The conversation about the effects of childhood repression in our society needs to start happening in the stage of the world, sooner rather than later, if we want to save ourselves and humanity from falling off the cliff and committing mass suicide. 


"The unconscious compulsion to revenge repressed injuries is more powerful than reason. That is the lesson that all tyrants teach us. One should not expect judiciousness from a mad person motivated by compulsive panic. One should, however, protect oneself from such a person." Alice Miller -- Breaking Down the Wall of Silence page 82

“Humiliations, spankings, and beatings, slaps in the face, betrayal, sexual exploitation, derision, neglect, etc. are all forms of mistreatment, because they injure the integrity and dignity of a child, even if their consequences are not visible right away. 

However, as adults, most abused children will suffer, and let others suffer, from these injuries.
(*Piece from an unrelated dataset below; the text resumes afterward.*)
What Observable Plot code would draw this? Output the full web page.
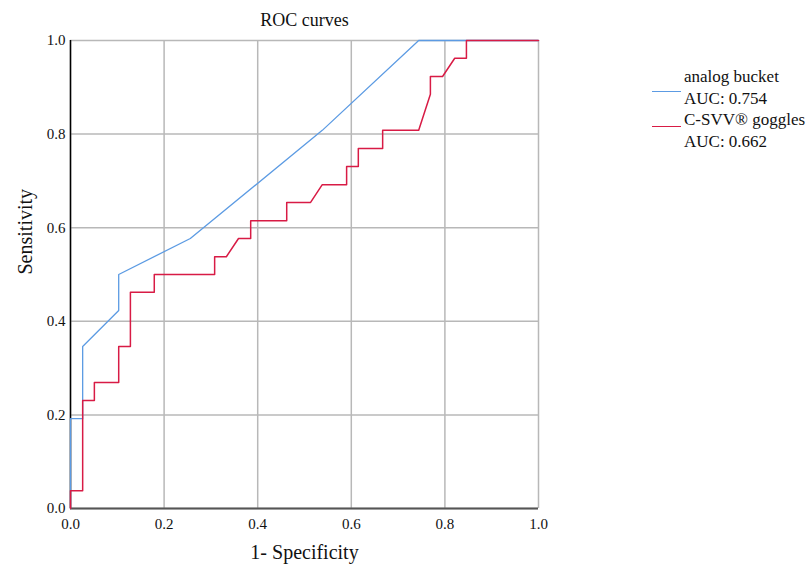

This dynamic of violence can deform some victims into hangmen who take revenge even on whole nations and become willing executors to dictators as unutterably appalling as Hitler and other cruel leaders.

Dictators and the dynamics of cruelty
Every dictator torments his people in the same way he was tormented as a child. The humiliations inflicted on these dictators in adult life had nothing like the same influence on their actions as the emotional experiences they went through in their early years. 

Those years are “formative” in the truest sense: in this period the brain records or “encodes” emotions without (usually) being able to recall them at will. 

As almost every dictator denies his sufferings (his former total helplessness in the face of brutality) there is no way that he can truly come to terms with them. 

Instead, he will have a limitless craving for scapegoats on whom he can avenge himself for the fears and anxieties of childhood without having to re-experience those fears."